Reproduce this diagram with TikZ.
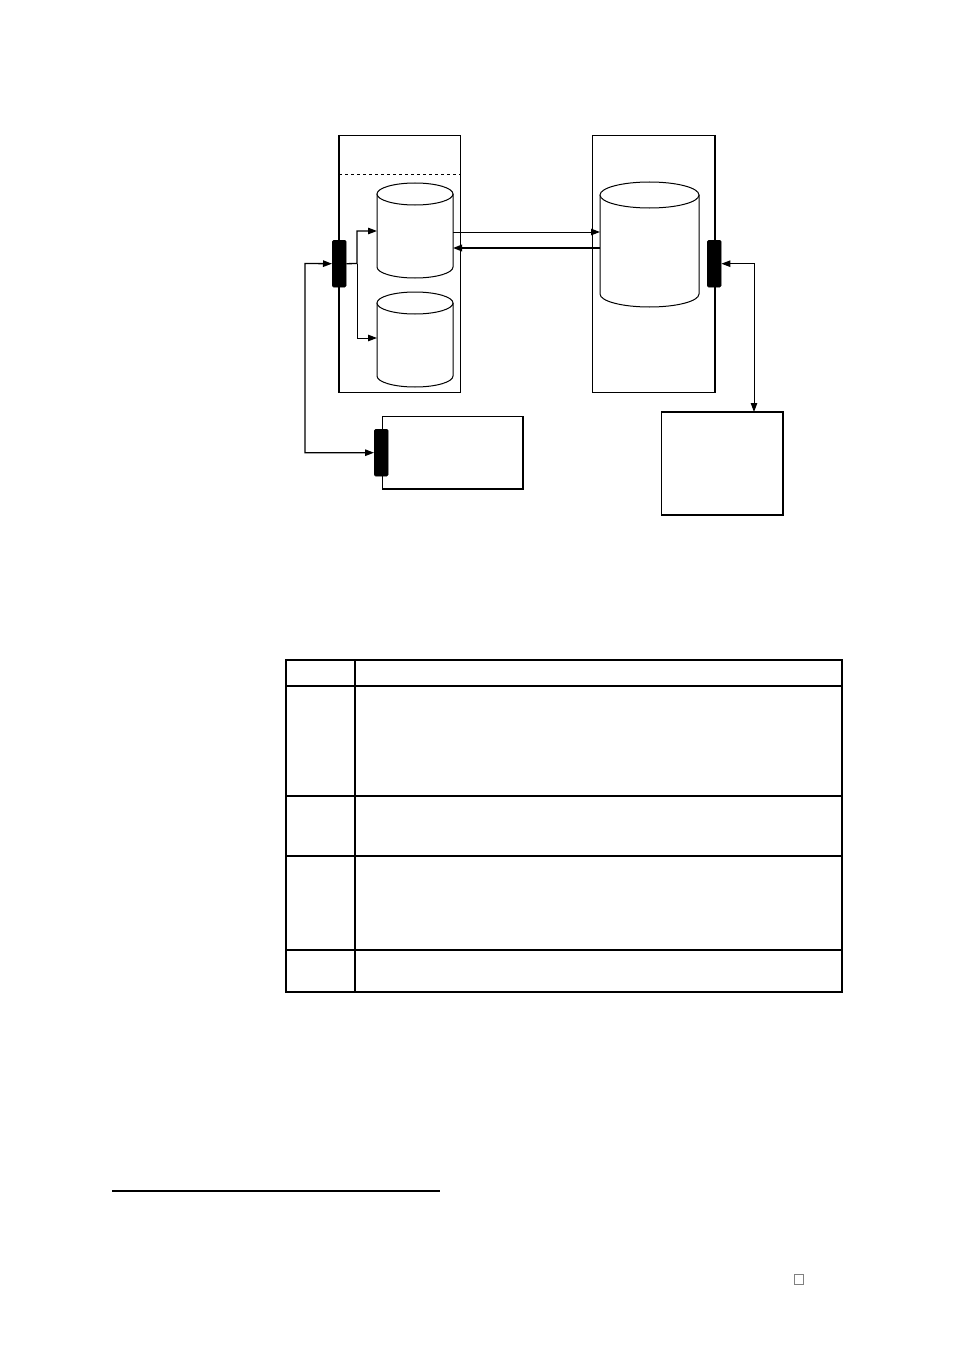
\documentclass[tikz,border=0pt]{standalone}
\usetikzlibrary{arrows.meta}
\begin{document}
\begin{tikzpicture}[x=1pt,y=-1pt,
  ln/.style={line width=1pt},
  lnthick/.style={line width=1.7pt},
  arr/.style={-{Triangle[length=9pt,width=6.5pt]}},
  biarr/.style={{Triangle[length=9pt,width=6.5pt]}-{Triangle[length=9pt,width=6.5pt]}},
  frame/.style={draw, line width=1pt, inner sep=0pt, anchor=north west},
  port/.style={fill=black, draw=black, rounded corners=1.5pt, inner sep=0pt, anchor=north west, minimum width=14pt, minimum height=47pt}]
\useasboundingbox (0,0) rectangle (954,1351);
% left host box
\node[frame, minimum width=121pt, minimum height=257pt] (lbox) at (339,135) {};
\draw[lnthick] (lbox.north west) -- (lbox.south west);
\draw[ln, dashed] (339,175) -- (460,175);
% right host box
\node[frame, minimum width=122pt, minimum height=257pt] (rbox) at (592,135) {};
\draw[lnthick] (rbox.north east) -- (rbox.south east);
% cylinders
\newcommand\mycyl[5]{% x1, x2, ytop centre, ybottom centre, ry
  \pgfmathsetmacro\rx{(#2-#1)/2}
  \pgfmathsetmacro\cx{(#1+#2)/2}
  \fill[white] (#1,#3) rectangle (#2,#4);
  \draw[ln, fill=white] (#1,#3) -- (#1,#4) arc[start angle=180,end angle=360,x radius=\rx pt,y radius=#5 pt] -- (#2,#3);
  \draw[ln, fill=white] (\cx,#3) ellipse [x radius=\rx pt, y radius=#5 pt];
}
\mycyl{377}{453}{194}{267}{11}
\mycyl{377}{453}{303}{376}{11}
\mycyl{600}{699}{195}{294}{13}
\coordinate (c1a) at (377,231);
\coordinate (c2a) at (377,338);
\coordinate (c1r) at (453,232);
\coordinate (c1rb) at (453,248);
\coordinate (c3l) at (600,232);
\coordinate (c3lb) at (600,248);
% ports
\node[port] (lport) at (332,240) {};
\node[port] (rport) at (707,240) {};
% lower left box
\node[frame, minimum width=140pt, minimum height=72pt] (llbox) at (382,416) {};
\draw[lnthick] (llbox.north east) -- (llbox.south east) -- (llbox.south west);
\node[port] (bport) at (374,429) {};
% lower right box
\node[frame, minimum width=121pt, minimum height=102pt] (lrbox) at (661,412) {};
\draw[lnthick] (lrbox.north west) -- (lrbox.north east) -- (lrbox.south east) -- (lrbox.south west);
\coordinate (lrtop) at (754,412);
% connectors
\draw[line width=1.3pt, biarr] (lport.west) -- (305,263.5) |- (bport.west);
\draw[line width=1.3pt, arr] (lport.east) -- (357,263.5) |- (c1a);
\draw[ln, arr] (357,263.5) |- (c2a);
\draw[ln, arr] (c1r) -- (c3l);
\draw[lnthick, arr] (c3lb) -- (c1rb);
\draw[ln, biarr] (rport.east) -| (lrtop);
% table
\draw[line width=1.1pt] (286,660) rectangle (842,992);
\draw[line width=2.2pt] (355,660) -- (355,992);
\draw[line width=2.4pt] (286,686) -- (842,686);
\draw[line width=1.1pt] (286,796) -- (842,796);
\draw[line width=1.1pt] (286,856) -- (842,856);
\draw[line width=1.1pt] (286,950) -- (842,950);
% footnote rule and mark
\draw[line width=1.1pt] (112,1191) -- (440,1191);
\draw[gray, line width=0.8pt] (794,1274) rectangle (803,1284);
\end{tikzpicture}
\end{document}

◆ WRITTEN TASK ◆
Omit any images, then output the listing exactly.

◆ RESPONSE BELOW ◆
Reproduce this diagram with TikZ.
\documentclass[tikz,border=0pt]{standalone}
\usetikzlibrary{arrows.meta}
\begin{document}
\begin{tikzpicture}[x=1pt,y=-1pt,
  ln/.style={line width=1pt},
  lnthick/.style={line width=1.7pt},
  arr/.style={-{Triangle[length=9pt,width=6.5pt]}},
  biarr/.style={{Triangle[length=9pt,width=6.5pt]}-{Triangle[length=9pt,width=6.5pt]}},
  frame/.style={draw, line width=1pt, inner sep=0pt, anchor=north west},
  port/.style={fill=black, draw=black, rounded corners=1.5pt, inner sep=0pt, anchor=north west, minimum width=14pt, minimum height=47pt}]
\useasboundingbox (0,0) rectangle (954,1351);
% left host box
\node[frame, minimum width=121pt, minimum height=257pt] (lbox) at (339,135) {};
\draw[lnthick] (lbox.north west) -- (lbox.south west);
\draw[ln, dashed] (339,175) -- (460,175);
% right host box
\node[frame, minimum width=122pt, minimum height=257pt] (rbox) at (592,135) {};
\draw[lnthick] (rbox.north east) -- (rbox.south east);
% cylinders
\newcommand\mycyl[5]{% x1, x2, ytop centre, ybottom centre, ry
  \pgfmathsetmacro\rx{(#2-#1)/2}
  \pgfmathsetmacro\cx{(#1+#2)/2}
  \fill[white] (#1,#3) rectangle (#2,#4);
  \draw[ln, fill=white] (#1,#3) -- (#1,#4) arc[start angle=180,end angle=360,x radius=\rx pt,y radius=#5 pt] -- (#2,#3);
  \draw[ln, fill=white] (\cx,#3) ellipse [x radius=\rx pt, y radius=#5 pt];
}
\mycyl{377}{453}{194}{267}{11}
\mycyl{377}{453}{303}{376}{11}
\mycyl{600}{699}{195}{294}{13}
\coordinate (c1a) at (377,231);
\coordinate (c2a) at (377,338);
\coordinate (c1r) at (453,232);
\coordinate (c1rb) at (453,248);
\coordinate (c3l) at (600,232);
\coordinate (c3lb) at (600,248);
% ports
\node[port] (lport) at (332,240) {};
\node[port] (rport) at (707,240) {};
% lower left box
\node[frame, minimum width=140pt, minimum height=72pt] (llbox) at (382,416) {};
\draw[lnthick] (llbox.north east) -- (llbox.south east) -- (llbox.south west);
\node[port] (bport) at (374,429) {};
% lower right box
\node[frame, minimum width=121pt, minimum height=102pt] (lrbox) at (661,412) {};
\draw[lnthick] (lrbox.north west) -- (lrbox.north east) -- (lrbox.south east) -- (lrbox.south west);
\coordinate (lrtop) at (754,412);
% connectors
\draw[line width=1.3pt, biarr] (lport.west) -- (305,263.5) |- (bport.west);
\draw[line width=1.3pt, arr] (lport.east) -- (357,263.5) |- (c1a);
\draw[ln, arr] (357,263.5) |- (c2a);
\draw[ln, arr] (c1r) -- (c3l);
\draw[lnthick, arr] (c3lb) -- (c1rb);
\draw[ln, biarr] (rport.east) -| (lrtop);
% table
\draw[line width=1.1pt] (286,660) rectangle (842,992);
\draw[line width=2.2pt] (355,660) -- (355,992);
\draw[line width=2.4pt] (286,686) -- (842,686);
\draw[line width=1.1pt] (286,796) -- (842,796);
\draw[line width=1.1pt] (286,856) -- (842,856);
\draw[line width=1.1pt] (286,950) -- (842,950);
% footnote rule and mark
\draw[line width=1.1pt] (112,1191) -- (440,1191);
\draw[gray, line width=0.8pt] (794,1274) rectangle (803,1284);
\end{tikzpicture}
\end{document}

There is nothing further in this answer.